国連の気候変動に関する政府間パネル(IPCC)は、総会で「地球温暖化の進行を抑えるには2050年までに約300兆円が必要になる」と発表した。現在のままに推移すると気温は世紀末に最大で6.4度上昇し深刻な事態を迎えるとした上で、気温上昇幅を2-3度に抑えなければ世界的に損失は拡大すると警告を発している。これを抑制するために2050年までに温暖ガスを半減させる必要があり、世界GDPの5.5%(約300兆円)の投資コストが必要だと試算している。



消費税を社会保障財源に

自民党財政改革研究会は、消費税を社会保障給付のための財源であるとの社会福祉目的税としての位置づけを明確にするとともに、税率を10%程度とする中間骨子を発表した。
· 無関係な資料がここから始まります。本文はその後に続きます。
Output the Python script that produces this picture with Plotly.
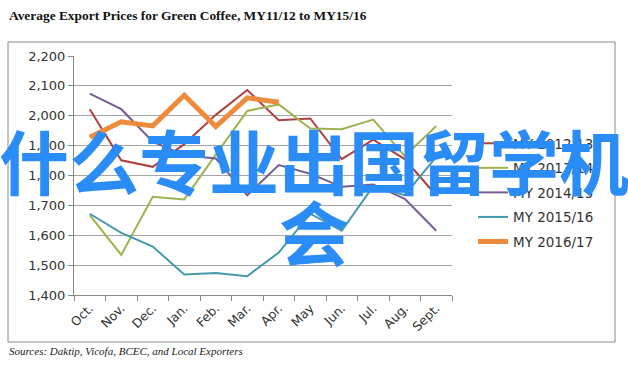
import plotly.graph_objects as go

months = ["Oct.", "Nov.", "Dec.", "Jan.", "Feb.", "Mar.", "Apr.", "May", "Jun.", "Jul.", "Aug.", "Sept."]
my_2012_13 = [2022, 1851, 1829, 1905, 2003, 2086, 1985, 1991, 1855, 1920, 1855, 1733]
my_2013_14 = [1667, 1534, 1729, 1720, 1870, 2016, 2038, 1957, 1955, 1987, 1865, 1966]
my_2014_15 = [2074, 2022, 1913, 1868, 1857, 1734, 1835, 1806, 1762, 1770, 1722, 1615]
my_2015_16 = [1672, 1608, 1562, 1469, 1474, 1463, 1542, 1672, 1615, 1764, 1734, 1862]
my_2016_17 = [1928, 1980, 1966, 2069, 1964, 2060, 2045]

series = [
    ("MY 2012/13", my_2012_13, "#B0403E", 2),
    ("MY 2013/14", my_2013_14, "#9BB450", 2),
    ("MY 2014/15", my_2014_15, "#775D91", 2),
    ("MY 2015/16", my_2015_16, "#4399AB", 2),
    ("MY 2016/17", my_2016_17, "#EE8A3C", 5),
]
y_ticks = [1400, 1500, 1600, 1700, 1800, 1900, 2000, 2100, 2200]
y_tick_text = ["1,400", "1,500", "1,600", "1,700", "1,800", "1,900", "2,000", "2,100", "2,200"]

title = "Average Export Prices for Green Coffee, MY11/12 to MY15/16"
source = "Sources: Daktip, Vicofa, BCEC, and Local Exporters"
watermark1 = "什么专业出国留学机"
watermark2 = "会"

fig = go.Figure()
for i, (name, vals, color, w) in enumerate(series):
    fig.add_trace(go.Scatter(
        x=months[:len(vals)], y=vals, name=name, mode="lines",
        line=dict(color=color, width=w), legendgroup=str(i),
    ))

# plot-area pixel geometry
L, R, T, B = 74, 452, 56, 295
W, H = R - L, B - T
def px(x):
    return (x - L) / W
def py(y):
    return (B - y) / H

fig.update_layout(
    width=628, height=372,
    margin=dict(l=L, r=628 - R, t=T, b=372 - B),
    paper_bgcolor="white", plot_bgcolor="white",
    font=dict(family="DejaVu Sans", size=13, color="#333333"),
    showlegend=True,
    legend=dict(x=px(473), y=py(128), xanchor="left", yanchor="top",
                font=dict(size=13.5, color="#333333"), tracegroupgap=4,
                itemwidth=30, bgcolor="rgba(0,0,0,0)"),
    xaxis=dict(type="category", categoryorder="array", categoryarray=months,
               range=[-0.5, 11.5], tickangle=-45, tickson="boundaries",
               ticks="outside", ticklen=5, tickcolor="#888888",
               showline=True, linecolor="#888888", linewidth=1,
               showgrid=False, tickfont=dict(size=12.5, color="#333333")),
    yaxis=dict(range=[1400, 2200], tickvals=y_ticks, ticktext=y_tick_text,
               ticks="outside", ticklen=5, tickcolor="#888888",
               showline=True, linecolor="#888888", linewidth=1,
               showgrid=True, gridcolor="#A6A6A6", gridwidth=1,
               zeroline=False, tickfont=dict(size=13, color="#333333")),
    shapes=[dict(type="rect", xref="paper", yref="paper",
                 x0=px(8), x1=px(615), y0=py(342), y1=py(42),
                 line=dict(color="#8A8A8A", width=1), layer="below")],
    annotations=[
        dict(text="<b>" + title + "</b>", xref="paper", yref="paper",
             x=px(7), y=py(15), xanchor="left", yanchor="middle", showarrow=False,
             font=dict(family="Liberation Serif", size=13.4, color="#111111")),
        dict(text="<i>" + source + "</i>", xref="paper", yref="paper",
             x=px(7), y=py(351), xanchor="left", yanchor="middle", showarrow=False,
             font=dict(family="Liberation Serif", size=11, color="#222222")),
        dict(text="<b>" + watermark1 + "</b>", xref="paper", yref="paper",
             x=px(314), y=py(159), xanchor="center", yanchor="middle", showarrow=False,
             font=dict(family="Noto Sans CJK SC", size=70, color="#2A8CF7")),
        dict(text="<b>" + watermark2 + "</b>", xref="paper", yref="paper",
             x=px(314), y=py(230), xanchor="center", yanchor="middle", showarrow=False,
             font=dict(family="Noto Sans CJK SC", size=70, color="#2A8CF7")),
    ],
)

fig.write_html("out.html")
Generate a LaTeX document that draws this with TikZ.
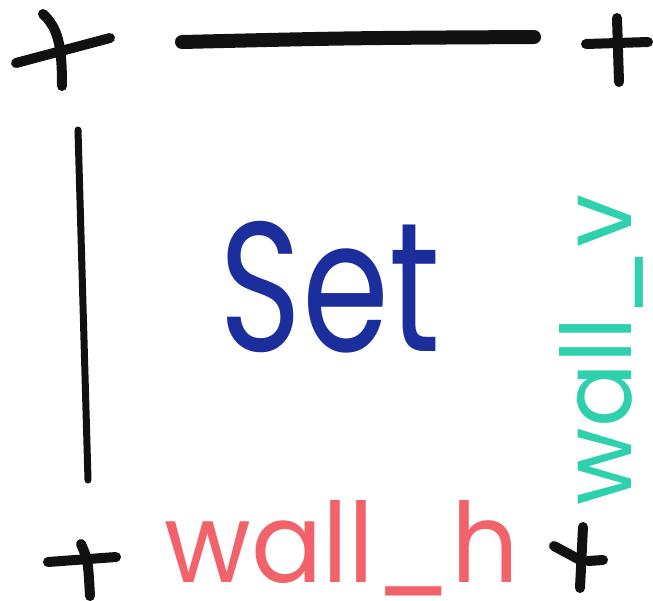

また、消費税の引き上げ時期については団塊世代が年金受給者となる2010年代半ばをメドとするとの考えも示している。骨子では、社会保障等の公的サービスは、「中福祉・中負担」とした上で、消費税引き上げ等での歳入増の必要性を国民に訴える方針を打ち出した。今後、自民党税制調査会でも「消費税の社会福祉目的税化」を念頭に入れているとともに社会保障目的税化の流れが一気に強まるものとみられる。



今後10年の道路事業に68兆円超を

国土交通省は、来年度から10年間の道路事業費で68兆円以上を費やす中期計画素案をまとめた。政府は昨年末、必要な道路整備に使途した後の余剰となった道路特定財源については一般財源にする方針を決定していたが、今回の中期計画では特定財源を全て使い切る考え方を示しており、道路特定財源の改革が骨抜きとなっている実情に加え、特定財源では揮発油税などに本来の2倍の上乗せ税率を掛けている暫定税率も来年3月の期限切れをさらに10年間延長するとしている。一般財源繰り入れ問題や原油高騰下での暫定税率の延長には、ねじれ国会も加わり相当な曲折が見込まれる。



NHK受信料で家族割を拡充へ

NHKは2008年度から家族割引制度を拡充する方針を固めた。家族割引は昨年12月から、扶養対象でありながらも離れて暮らす学生や単身赴任者に限定して適用されていたが、今回の拡充では同じ家計で暮らす父母や学生ではない子供も適用対象となる。割引率もこれまでの33%から半額となる。また、新たに事業所割引が09年2月から導入され、1つの事業所内で複数の部屋で視聴する場合には、2台目以降は半額となる。さらに08年10月までに訪問集金を廃止することにしている。



半数以上が地域とのつながり「弱い」

内閣府が行った少子化対策に関連する家族・地域の絆に関する意識調査で、自分と地域の人たちのつながりが「弱いほうだと思う」と答えた人が52.5%と過半数を超える一方、同居している家族のつながりについては「強いほうだと思う」が87.8%に達していることが分かった。少子高齢化や核家族化が進展する中で、家族との人間関係は強いものの、地域社会との交流が希薄になっている実態が浮き彫りとなった。



野菜少ない食生活は「うつ」になり易い

村上東大医学部助教授らによる調査によると、野菜や果物に多く含まれる葉酸の摂取量が少ないほど、「うつ症状」の人が多い傾向が判明した。葉酸とは、ブロッコリーなどの野菜やグレープフルーツなどの果物、緑茶に含まれるビタミンBの一種で、胎児の成長には不可欠とされている。調査では成人男女に過去1ヶ月間に食べたものを聴取して栄養分の摂取量を算出し、うつ症状者との関連を調べたもの。葉酸の摂取量が多い人では少ない人よりうつ症状が半減していた。この傾向は女性でもうかがえたが、男性ではより明瞭だった。



就職内定率は上昇で推移

厚生労働省と文部科学省との調査によると、来春卒業予定の10月1日現在の就職内定率は、大学生で69.2%、高校生で49.7%だった。大学生の内定率は4年連続、高校生は5年連続の上昇となっており、厚労省では「景気回復や団塊世代での大量退職の影響で依然企業の採用意欲は強い」とみている。都道府県別にみると、最も高かったのは三重県の71.9%、最も低かったのは沖縄県の8.9%だった。